2) Acquiring Smith would make clear to KG (and the rest of the league) that the Celtics expect a deep playoff run next year and have no intention of going through a rebuild. Smith is a huge upgrade over any other Celtics big, including lovable-but-limiteds like Brandon Bass and Jeff Green. There was a lot of talk after game 5 of the Eastern Conference Finals about how the Celtics were a “real” team and Miami was just a couple of stars. That proved a half-truth at best, but even if you buy into it, Miami’s victory should make clear that top-line talent wills out. Smith isn’t the most intellectual player in the league (again, I point you to Glen Davis) but his toolkit is utterly loaded.
3) Smith offers Doc Rivers all sorts of lineup possibilities. It’s easy to imagine an effective lineup with Smith (block) and KG (midrange) both on the floor. It’s equally easy to picture them spelling one another because Smith can play center in small lineups or power forward in big ones, just like Garnett. A lineup featuring Rondo, Smith, Garnett, Avery Bradley and any small forward (presumably Paul Pierce) could threaten defensive efficiency records for a five man unit.
Smith’s also a lethal open-court player, the kind Rondo has never had in Boston. It’s worth lingering on that idea.
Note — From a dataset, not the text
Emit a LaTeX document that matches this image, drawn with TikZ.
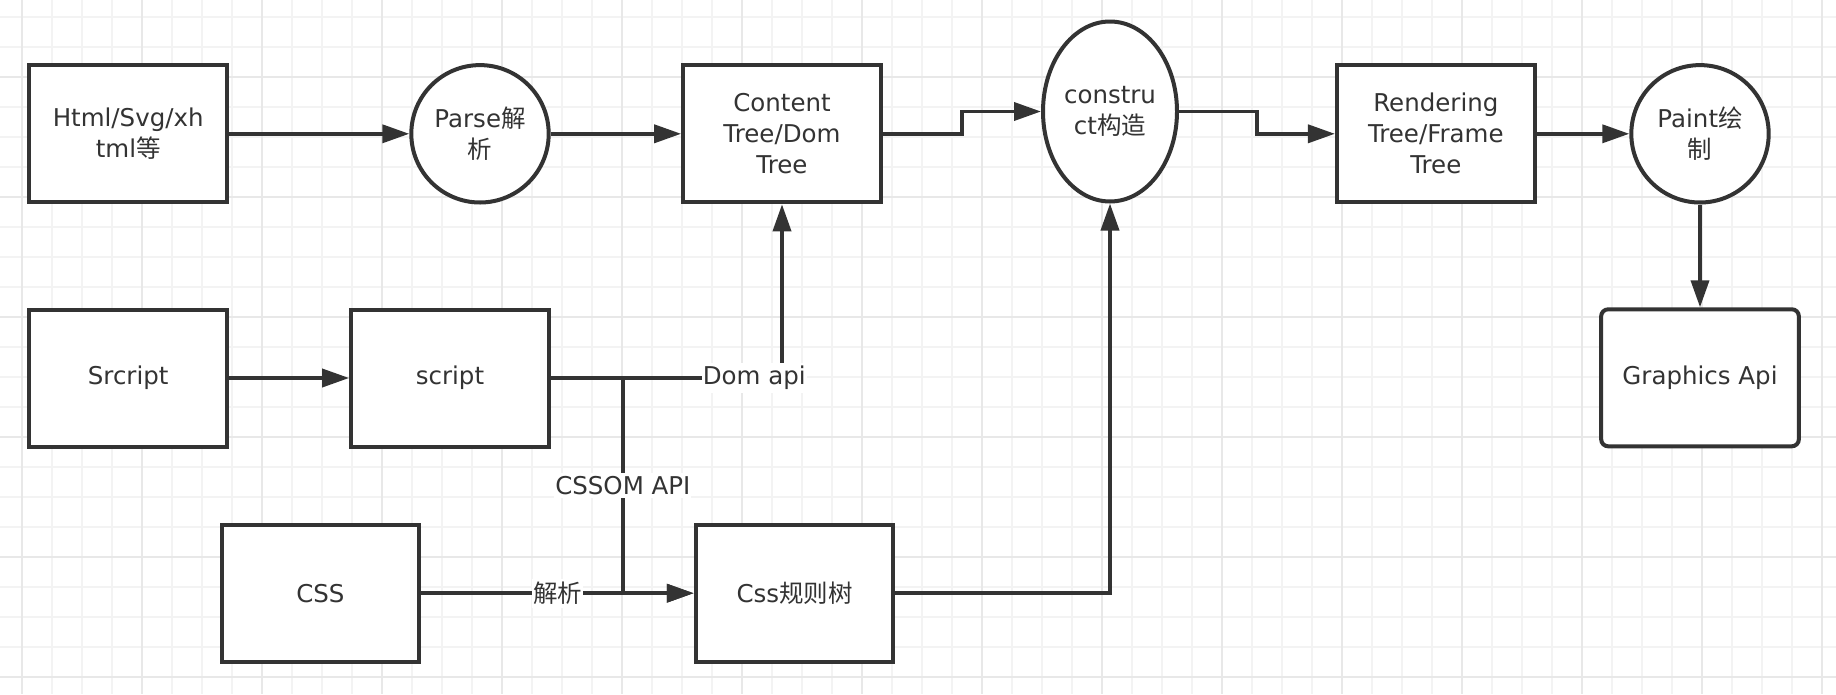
\documentclass[tikz,border=0pt]{standalone}
\usepackage{fontspec}
\setmainfont{DejaVu Sans}
\newfontfamily\cjk{Noto Sans CJK SC}
\usetikzlibrary{arrows.meta,shapes.geometric,calc}
\definecolor{dk}{RGB}{51,51,51}
\definecolor{gminor}{RGB}{243,243,243}
\definecolor{gmajor}{RGB}{232,232,232}
\newcommand\mytxt{\fontsize{24.5}{31}\selectfont}
\begin{document}
\begin{tikzpicture}[x=1pt,y=-1pt,
  shp/.style={draw=dk, line width=4pt, fill=white, inner sep=0pt, align=center, text=dk, font=\mytxt},
  box/.style={shp, rectangle, minimum width=197.7pt, minimum height=137pt},
  rbox/.style={box, rounded corners=7pt},
  circ/.style={shp, circle, minimum size=137.4pt},
  ell/.style={shp, ellipse, minimum width=134pt, minimum height=180pt},
  arr/.style={draw=dk, line width=3.7pt, -{Triangle[length=27pt,width=18pt]}},
  lbl/.style={fill=white, text=dk, font=\mytxt, inner xsep=1pt, inner ysep=3pt},
  gmin/.style={draw=gminor, line width=2pt},
  gmaj/.style={draw=gmajor, line width=2.2pt}
]
\useasboundingbox[fill=white] (0,0) rectangle (1836,694);
% grid
\foreach \i in {0,...,60} \draw[gmin] ({21.7+30*\i},0) -- ({21.7+30*\i},694);
\foreach \i in {0,...,22} \draw[gmin] (0,{16.7+30*\i}) -- (1836,{16.7+30*\i});
\foreach \i in {0,...,15} \draw[gmaj] ({21.7+120*\i},0) -- ({21.7+120*\i},694);
\foreach \i in {0,...,5} \draw[gmaj] (0,{76.7+120*\i}) -- (1836,{76.7+120*\i});

% nodes
\node[box] (html) at (128.2,133.8) {Html/Svg/xh\\tml{\cjk 等}};
\node[circ] (parse) at (480,133.8) {Parse{\cjk 解}\\{\cjk 析}};
\node[box] (content) at (782,133.8) {Content\\Tree/Dom\\Tree};
\node[ell] (construct) at (1110,111.5) {constru\\ct{\cjk 构造}};
\node[box] (render) at (1435.8,133.8) {Rendering\\Tree/Frame\\Tree};
\node[circ] (paint) at (1700,133.8) {Paint{\cjk 绘}\\{\cjk 制}};

\node[box] (srcript) at (128.2,378) {Srcript};
\node[box] (script) at (450,378) {script};
\node[rbox] (graphics) at (1700,377.8) {Graphics Api};

\node[box] (css) at (320.4,593.2) {CSS};
\node[box] (css2) at (794.6,593.2) {Css{\cjk 规则树}};

% connectors
\draw[arr] (html) -- (parse);
\draw[arr] (parse) -- (content);
\draw[arr] (content.east) -| ($(content.east)!0.5!(construct.west)$) |- (construct.west);
\draw[arr] (construct.east) -| ($(construct.east)!0.5!(render.west)$) |- (render.west);
\draw[arr] (render) -- (paint);
\draw[arr] (paint) -- (graphics);
\draw[arr] (srcript) -- (script);
\draw[arr] (script.east) -| node[lbl, pos=0.44] {Dom api} (content.south);
\draw[arr] (script.east) -- ++(72,0) |- node[lbl, pos=0.25] {CSSOM API} (css2.west);
\draw[arr] (css) -- node[lbl] {\cjk 解析} (css2);
\draw[arr] (css2.east) -| (construct.south);
\end{tikzpicture}
\end{document}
Neither Smith nor Rondo has been in a position where their skills have been optimized by the talent around them, save perhaps at Oak Hill Academy, where they played together. Smith, for all his gifts, hasn’t come near his ceiling. Part of that is due to the organizational culture in Atlanta, part of that is on him, and part of it is just the guys he’s taken the court with each year. The pieces can fit better than they have.
It’s not without warts, of course. Any lineup with Rondo and Smith runs the risk of facing endlessly sagging defenses, but if there’s sufficient shooting around them to spread the floor, and Smith does enough time in the paint, it seems workable, particularly as a single-year experiment.
4) He plays all sorts of defense. I’m not seduced by the blocks or the steals, although there are sexy numbers to be found. What really gets me worked up is Smith’s ability to defend the pick and roll, a major concern in the modern NBA and a particular one for a team that will have to go through Miami to get to banner #18. His size, speed and athleticism would also give Boston additional man-defense options against power-threes and big, athletic fours. LeBron James, of course, is both of those combined.
5) It’s relatively low risk. Smith has long seemed to harbor a desire to leave Atlanta and with only a single year left on his contract, the Celtics could try him before they buy him, assuming they can make a deal work (I’m not going to get into making up fake trades but you can safely assume the involvement of at least a couple of draft picks, a young player, and maybe a third team). If Smith proves a fit, the core of an athletic running team is in place. If he doesn’t, Danny Ainge can sign-and-trade him for someone that is or let him walk away and use the cap space left behind.
So, there it is. Our annual Josh Smith prospectus.
Be back here next June when we’ll do it all over again.